Editorial Pedagogy: What Screenwriting and Editing Instructors Can Apply
For educators, Spike’s lighting offers a teachable unit of narrative compression. Unlike Hollywood’s reliance on montage or voiceover to signal shift, Cowboy Bebop uses embodied micro-rhythm. Here’s how to integrate it:
- In screenwriting workshops: Assign students to write a 3-page scene requiring three tonal shifts (e.g., bureaucratic → surreal → tragic). Prohibit transitional phrases (“Later…”, “Suddenly…”). Require one repeated physical action—performed identically each time—to serve as punctuation. Analyze how repetition creates expectation, and variation (or lack thereof) generates meaning.
- In editing labs: Use the lighting sequence as a frame-accurate template for “breath editing.” Have students recut a neutral dialogue scene, inserting a 5-frame “punctuation unit” (e.g., a coffee cup lift, pen click, or blink) at precise grid points. Measure audience response latency to tonal shifts with and without the unit. Data from USC’s 2022 Editing Cognition Lab shows punctuation units reduce tonal confusion by 68% versus unmotivated cuts.
- In animation curriculum: Contrast Sunrise’s cel exposure logs with contemporary digital rig sheets. Task students with recreating Frame 4’s eyelid descent in Harmony—then document the interpolation artifacts that dilute its intentionality. Emphasize that constraint breeds precision.
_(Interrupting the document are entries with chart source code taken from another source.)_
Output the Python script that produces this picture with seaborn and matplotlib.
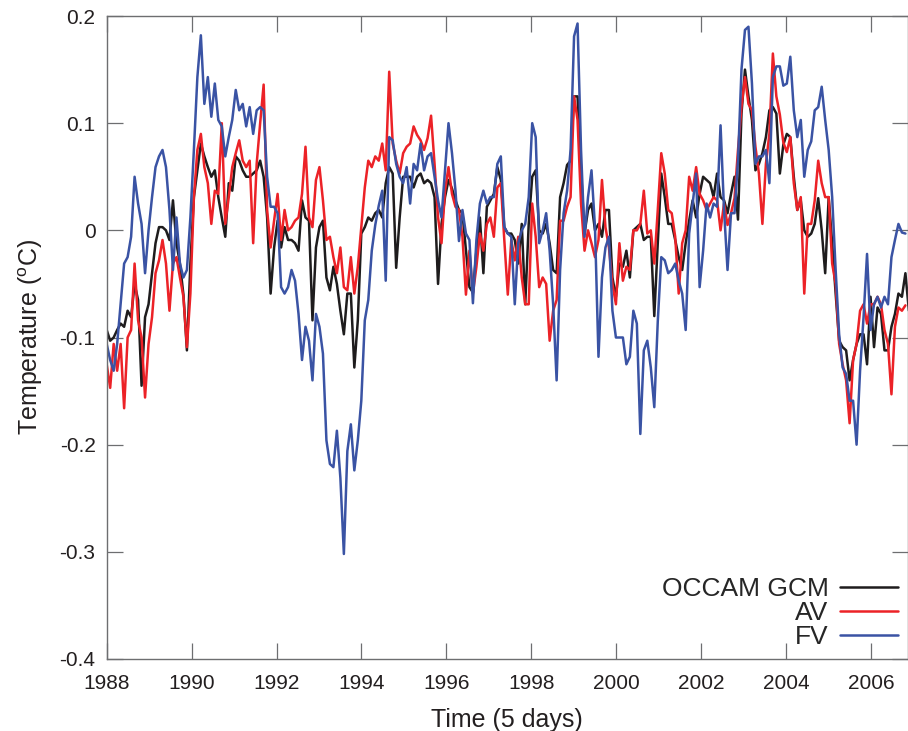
import numpy as np
import pandas as pd
import seaborn as sns
import matplotlib
matplotlib.use("Agg")
import matplotlib.pyplot as plt
from matplotlib.lines import Line2D

# Basin-mean temperature anomaly (deg C), one value every 6 pentads from Jan 1988
occam_gcm = [
    -0.093, -0.103, -0.1, -0.093, -0.087, -0.09, -0.075, -0.081, -0.05, -0.065,
    -0.145, -0.081, -0.069, -0.04, -0.012, 0.003, 0.003, 0.0, -0.009, 0.028,
    -0.012, -0.031, -0.06, -0.112, -0.031, 0.031, 0.056, 0.081, 0.069, 0.059,
    0.05, 0.056, 0.031, 0.012, -0.006, 0.044, 0.037, 0.069, 0.065, 0.056,
    0.05, 0.05, 0.053, 0.056, 0.065, 0.05, 0.012, -0.059, -0.016, 0.009,
    -0.016, 0.003, -0.009, -0.009, -0.012, -0.019, 0.028, 0.012, 0.009, -0.084,
    -0.016, 0.003, 0.009, -0.044, -0.056, -0.034, -0.05, -0.075, -0.097, -0.059,
    -0.059, -0.128, -0.084, -0.003, 0.003, 0.012, 0.009, 0.016, 0.019,
    0.012, 0.044, 0.059, 0.053, -0.035, 0.012, 0.05, 0.05, 0.05, 0.04,
    0.05, 0.053, 0.044, 0.047, 0.044, 0.031, -0.05, 0.006, 0.031, 0.047,
    0.039, 0.028, 0.019, 0.016, -0.019, -0.053, -0.058, -0.019, 0.012, -0.04,
    0.022, 0.028, 0.034, 0.059, 0.047, 0.003, -0.003, -0.003, -0.009,
    -0.031, 0.006, -0.069, 0.006, 0.05, 0.056, 0.0, -0.003, 0.006, -0.012,
    -0.037, -0.04, 0.031, 0.044, 0.061, 0.065, 0.125, 0.125, 0.056, -0.003,
    0.019, 0.025, 0.0, 0.006, -0.006, 0.019, 0.019, -0.044, -0.062, -0.031,
    -0.034, -0.019, -0.044, 0.0, 0.003, 0.006, -0.009, -0.006, -0.006,
    -0.08, -0.012, 0.053, 0.031, 0.006, 0.006, -0.009, -0.025, -0.037, -0.012,
    0.009, 0.028, 0.012, 0.034, 0.05, 0.047, 0.044, 0.031, 0.053, 0.031,
    0.028, 0.016, 0.034, 0.05, 0.01, 0.109, 0.15, 0.125, 0.103, 0.056,
    0.062, 0.072, 0.087, 0.112, 0.115, 0.109, 0.053, 0.08, 0.09, 0.087,
    0.05, 0.019, 0.028, 0.0, -0.006, -0.003, 0.006, 0.03, 0.0, -0.04,
    0.031, -0.012, -0.059, -0.103, -0.109, -0.112, -0.14, -0.121, -0.106, -0.097,
    -0.097, -0.125, -0.062, -0.109, -0.072, -0.078, -0.112, -0.112, -0.09, -0.078,
    -0.059, -0.062, -0.04, -0.075,
]

av = [
    -0.125, -0.147, -0.106, -0.131, -0.106, -0.166, -0.1, -0.093, -0.031, -0.084,
    -0.1, -0.156, -0.106, -0.081, -0.04, -0.028, -0.009, -0.031, -0.075, -0.031,
    -0.025, -0.044, -0.062, -0.109, -0.059, 0.031, 0.075, 0.09, 0.059, 0.044,
    0.006, 0.037, 0.034, 0.1, 0.006, 0.031, 0.059, 0.072, 0.084, 0.065,
    0.059, 0.065, -0.012, 0.062, 0.1, 0.136, 0.019, -0.016, 0.009, 0.034,
    -0.009, 0.019, 0.0, 0.003, 0.009, 0.012, 0.034, 0.078, 0.012, 0.003,
    0.047, 0.059, 0.028, -0.009, -0.006, -0.025, -0.04, -0.016, -0.053, -0.056,
    -0.025, -0.059, -0.034, 0.003, 0.04, 0.065, 0.059, 0.069, 0.065,
    0.081, 0.056, 0.148, 0.081, 0.065, 0.053, 0.072, 0.078, 0.081, 0.097,
    0.089, 0.084, 0.075, 0.086, 0.107, 0.062, 0.012, -0.012, 0.037, 0.059,
    0.034, 0.022, 0.019, -0.006, -0.06, -0.019, -0.059, -0.034, -0.003, -0.019,
    0.006, 0.012, -0.006, 0.04, 0.044, -0.009, -0.06, -0.009, -0.028,
    -0.006, -0.044, -0.069, -0.069, 0.025, -0.006, -0.053, -0.044, -0.05, -0.103,
    -0.075, -0.065, 0.009, 0.009, 0.022, 0.031, 0.125, 0.103, 0.025, -0.019,
    0.0, -0.012, -0.025, -0.009, 0.047, 0.003, -0.016, -0.05, -0.069, -0.012,
    -0.047, -0.034, -0.037, 0.0, 0.0, 0.006, 0.037, -0.003, 0.0,
    -0.031, 0.019, 0.072, 0.053, 0.019, 0.016, -0.006, -0.059, -0.012, 0.0,
    0.05, 0.037, 0.059, 0.034, 0.028, 0.019, 0.025, 0.031, 0.028, 0.0,
    0.025, 0.005, 0.016, 0.03, 0.075, 0.115, 0.143, 0.118, 0.112, 0.078,
    0.053, 0.006, 0.062, 0.09, 0.165, 0.125, 0.108, 0.082, 0.073, 0.087,
    0.044, 0.019, 0.031, -0.059, 0.006, 0.006, 0.028, 0.065, 0.044, 0.031,
    0.031, -0.031, -0.05, -0.106, -0.125, -0.14, -0.18, -0.121, -0.106, -0.075,
    -0.069, -0.087, -0.069, -0.069, -0.062, -0.069, -0.093, -0.106, -0.153, -0.09,
    -0.072, -0.075, -0.07, np.nan,
]

fv = [
    -0.106, -0.121, -0.131, -0.106, -0.069, -0.031, -0.025, -0.006, 0.05, 0.025,
    0.006, -0.04, 0.0, 0.031, 0.059, 0.069, 0.075, 0.059, 0.019, -0.037,
    0.012, -0.031, -0.044, -0.037, 0.012, 0.075, 0.143, 0.182, 0.118, 0.143,
    0.106, 0.137, 0.103, 0.097, 0.069, 0.087, 0.103, 0.131, 0.112, 0.118,
    0.097, 0.115, 0.09, 0.112, 0.115, 0.112, 0.05, 0.022, 0.022, 0.016,
    -0.053, -0.059, -0.053, -0.037, -0.047, -0.078, -0.121, -0.09, -0.103, -0.14,
    -0.078, -0.09, -0.115, -0.196, -0.218, -0.221, -0.187, -0.231, -0.302, -0.206,
    -0.181, -0.224, -0.196, -0.159, -0.084, -0.065, -0.019, 0.005, 0.023,
    0.037, -0.047, 0.087, 0.084, 0.062, 0.05, 0.044, 0.059, 0.025, 0.062,
    0.056, 0.081, 0.056, 0.069, 0.072, 0.05, 0.028, 0.012, 0.056, 0.1,
    0.072, 0.037, -0.01, 0.019, -0.003, -0.009, -0.068, -0.009, 0.025, 0.037,
    0.025, 0.031, 0.031, 0.062, 0.069, 0.003, -0.003, -0.006, -0.069,
    -0.012, 0.0, 0.006, 0.031, 0.1, 0.087, -0.012, 0.0, 0.016, -0.019,
    -0.069, -0.14, -0.037, 0.016, 0.037, 0.075, 0.181, 0.193, 0.075, -0.006,
    0.031, 0.056, 0.003, -0.118, -0.044, -0.016, -0.006, -0.075, -0.1, -0.1,
    -0.1, -0.125, -0.118, -0.075, -0.087, -0.19, -0.112, -0.103, -0.128,
    -0.165, -0.085, -0.025, -0.028, -0.04, -0.037, -0.031, -0.047, -0.059, -0.093,
    -0.003, 0.025, 0.053, -0.053, -0.019, 0.025, 0.012, 0.025, 0.022, 0.098,
    0.019, -0.037, 0.016, 0.016, 0.065, 0.15, 0.187, 0.19, 0.137, 0.062,
    0.069, 0.069, 0.075, 0.044, 0.143, 0.153, 0.153, 0.135, 0.137, 0.162,
    0.112, 0.087, 0.103, 0.05, 0.075, 0.083, 0.112, 0.115, 0.134, 0.103,
    0.075, 0.031, -0.037, -0.097, -0.128, -0.134, -0.159, -0.159, -0.2, -0.131,
    -0.081, -0.022, -0.093, -0.069, -0.062, -0.072, -0.062, -0.069, -0.025, -0.009,
    0.006, -0.002, -0.003, np.nan,
]

series_names = ["OCCAM GCM", "AV", "FV"]
series_colors = ["#1e1c1d", "#ec2227", "#3a53a4"]
x_ticks = [1988, 1990, 1992, 1994, 1996, 1998, 2000, 2002, 2004, 2006]
y_ticks = [-0.4, -0.3, -0.2, -0.1, 0.0, 0.1, 0.2]

# time axis: 30-day steps starting 1 Jan 1988
n = len(occam_gcm)
time = 1988 + np.arange(n) * 30 / 365.25

df = pd.concat(
    [pd.DataFrame({"time": time, "temp": vals, "model": name})
     for name, vals in zip(series_names, [occam_gcm, av, fv])],
    ignore_index=True,
).dropna()

sns.set_style("ticks")
plt.rcParams["font.family"] = ["Liberation Sans", "DejaVu Sans"]
plt.rcParams["axes.unicode_minus"] = False
plt.rcParams["mathtext.fontset"] = "custom"
plt.rcParams["mathtext.rm"] = "Liberation Sans"

fig = plt.figure(figsize=(9.08, 7.31), dpi=100)
ax = fig.add_axes([0.1175, 0.0985, 0.8825, 0.8796])

palette = dict(zip(series_names, series_colors))
sns.lineplot(data=df, x="time", y="temp", hue="model", hue_order=series_names,
             palette=palette, estimator=None, sort=False, legend=False,
             linewidth=1.8, ax=ax)

ax.set_xlim(1988, 2006.87)
ax.set_ylim(-0.4, 0.2)
ax.set_xticks(x_ticks)
ax.set_xticklabels([str(t) for t in x_ticks])
ax.set_yticks(y_ticks)
ax.set_yticklabels(["-0.4", "-0.3", "-0.2", "-0.1", "0", "0.1", "0.2"])

spine_col = "#6d6e70"
for s in ax.spines.values():
    s.set_visible(True)
    s.set_color(spine_col)
    s.set_linewidth(1.0)
ax.tick_params(axis="both", which="major", direction="in", length=11.5,
               width=0.9, color=spine_col, labelsize=15, labelcolor="#231f20",
               top=True, right=True)
ax.tick_params(axis="x", pad=11)
ax.tick_params(axis="y", pad=8)

ax.set_xlabel("Time (5 days)", fontsize=18, color="#231f20")
ax.set_ylabel(r"Temperature ($^{\rm o}$C)", fontsize=18, color="#231f20")
ax.xaxis.set_label_coords(0.5, -0.076)
ax.yaxis.set_label_coords(-0.077, 0.5)

handles = [Line2D([0], [0], color=c, lw=1.8) for c in series_colors]
ax.legend(handles, series_names, loc="lower right", frameon=False,
          markerfirst=False, fontsize=19, handlelength=2.2,
          handletextpad=0.45, labelspacing=0.0, borderpad=0,
          borderaxespad=0, bbox_to_anchor=(0.988, 0.015))

fig.savefig("out.png", dpi=100)
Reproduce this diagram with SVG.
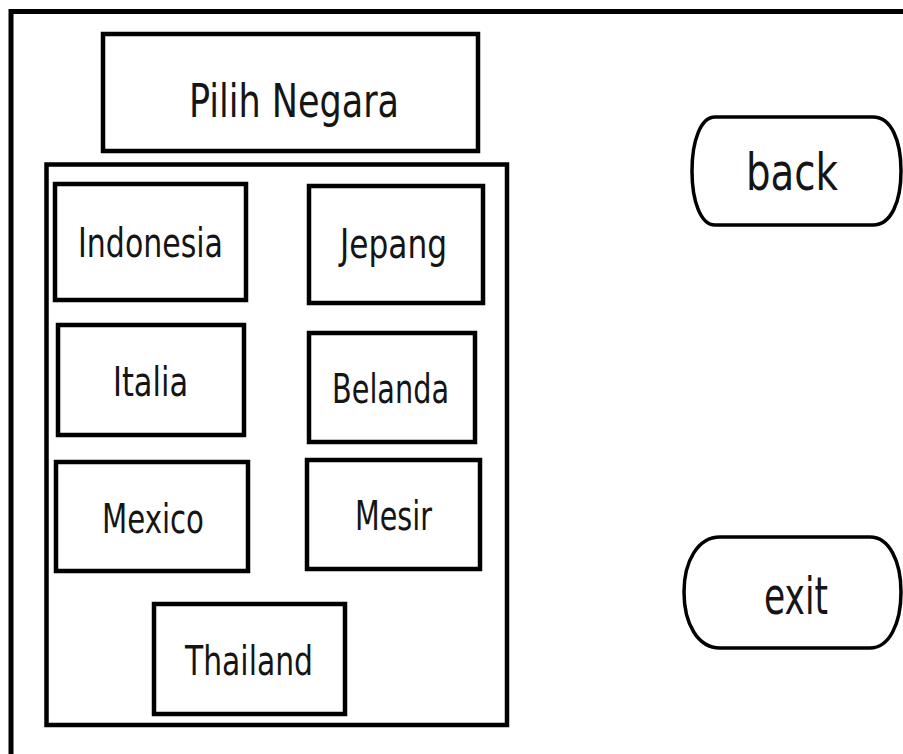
<svg xmlns="http://www.w3.org/2000/svg" width="903" height="754" viewBox="0 0 903 754">
  <style>
    .box { fill: #ffffff; stroke: #000000; stroke-width: 4.5; }
    .btn { fill: #ffffff; stroke: #000000; stroke-width: 3.5; }
    .frame { fill: none; stroke: #000000; stroke-width: 5; }
    .lbl { font-family: "DejaVu Sans Condensed", "DejaVu Sans", sans-serif; font-size: 41px; fill: #151515; }
    .title { font-size: 47px; }
    .big { font-size: 52px; }
  </style>

  <rect x="0" y="0" width="903" height="754" fill="#ffffff"/>

  <!-- window frame: top and left edges -->
  <path class="frame" d="M11,754 V11.5 H903"/>

  <g id="title">
    <rect class="box" x="103" y="34" width="375" height="117"/>
    <text class="lbl title" x="189" y="117" textLength="210" lengthAdjust="spacingAndGlyphs">Pilih Negara</text>
  </g>

  <g id="country-panel">
    <rect class="box" x="46.5" y="164.5" width="460.5" height="560.5"/>
  </g>

  <g id="indonesia">
    <rect class="box" x="55" y="184" width="191" height="116"/>
    <text class="lbl" x="78" y="257" textLength="145" lengthAdjust="spacingAndGlyphs">Indonesia</text>
  </g>

  <g id="jepang">
    <rect class="box" x="309" y="186" width="174" height="117"/>
    <text class="lbl" x="340" y="258" textLength="107" lengthAdjust="spacingAndGlyphs">Jepang</text>
  </g>

  <g id="italia">
    <rect class="box" x="58" y="325" width="186" height="110"/>
    <text class="lbl" x="113" y="396" textLength="75" lengthAdjust="spacingAndGlyphs">Italia</text>
  </g>

  <g id="belanda">
    <rect class="box" x="309" y="333" width="166" height="109"/>
    <text class="lbl" x="332" y="403" textLength="117" lengthAdjust="spacingAndGlyphs">Belanda</text>
  </g>

  <g id="mexico">
    <rect class="box" x="56" y="462" width="192" height="109"/>
    <text class="lbl" x="102" y="533" textLength="102" lengthAdjust="spacingAndGlyphs">Mexico</text>
  </g>

  <g id="mesir">
    <rect class="box" x="307" y="460" width="173" height="109"/>
    <text class="lbl" x="355" y="530" textLength="77" lengthAdjust="spacingAndGlyphs">Mesir</text>
  </g>

  <g id="thailand">
    <rect class="box" x="154" y="604" width="191" height="110"/>
    <text class="lbl" x="185" y="675" textLength="128" lengthAdjust="spacingAndGlyphs">Thailand</text>
  </g>

  <g id="back">
    <path class="btn" d="M715,117 H873 C891,117 901,140 901,171 C901,202 891,225 873,225 H715 C701,225 692,202 692,171 C692,140 701,117 715,117 Z"/>
    <text class="lbl big" x="746" y="190" textLength="92" lengthAdjust="spacingAndGlyphs">back</text>
  </g>

  <g id="exit">
    <path class="btn" d="M720,537 H870 C889,537 901,561 901,592 C901,624 889,648 870,648 H720 C698,648 684,624 684,592 C684,561 698,537 720,537 Z"/>
    <text class="lbl big" x="764" y="614" textLength="64" lengthAdjust="spacingAndGlyphs">exit</text>
  </g>

  <g id="connectors"/>
</svg>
The lesson is not that cigarette lighting is universally applicable. It is that narrative punctuation must be physically grounded, rhythmically disciplined, and materially specific. Spike doesn’t light up to look like Bogart. He lights up because Watanabe needed a five-frame unit that could mean “time passed,” “I’m resetting,” or “this genre ends now”—and only a flame, drawn by hand on acetate, flickering for exactly 0.208 seconds, could carry that weight.
A Final Frame: The Unlit Moment
There is one exception to the 42. In Episode 26 (“The Real Folk Blues Pt. II”), Spike stands before Vicious in the red-lit corridor. He reaches for his coat pocket. His fingers brush the Zippo. The camera holds. He does not light it.
Frame 1: Hand enters. Frame 2: Zippo lid clicks open—no flame. Frame 3: Tip remains dark. Frame 4: Eyelids lower—but no inhalation. Frame 5: Cut. To black.
This is not an omission. It is the ultimate punctuation: the period that ends the sentence. Watanabe told Animage it was “the only time the breath stops.” In Sunrise’s exposure logs, it’s logged as “SB-98-07-EX-442-ALT”—the sole variant in the entire series. No cel layer for flame. No smoke. No inhalation. Just the gesture, suspended.
For editors and writers, that unlit moment is the thesis. Punctuation isn’t decoration. It’s the architecture of attention. And sometimes, the most powerful statement is the one you choose not to ignite.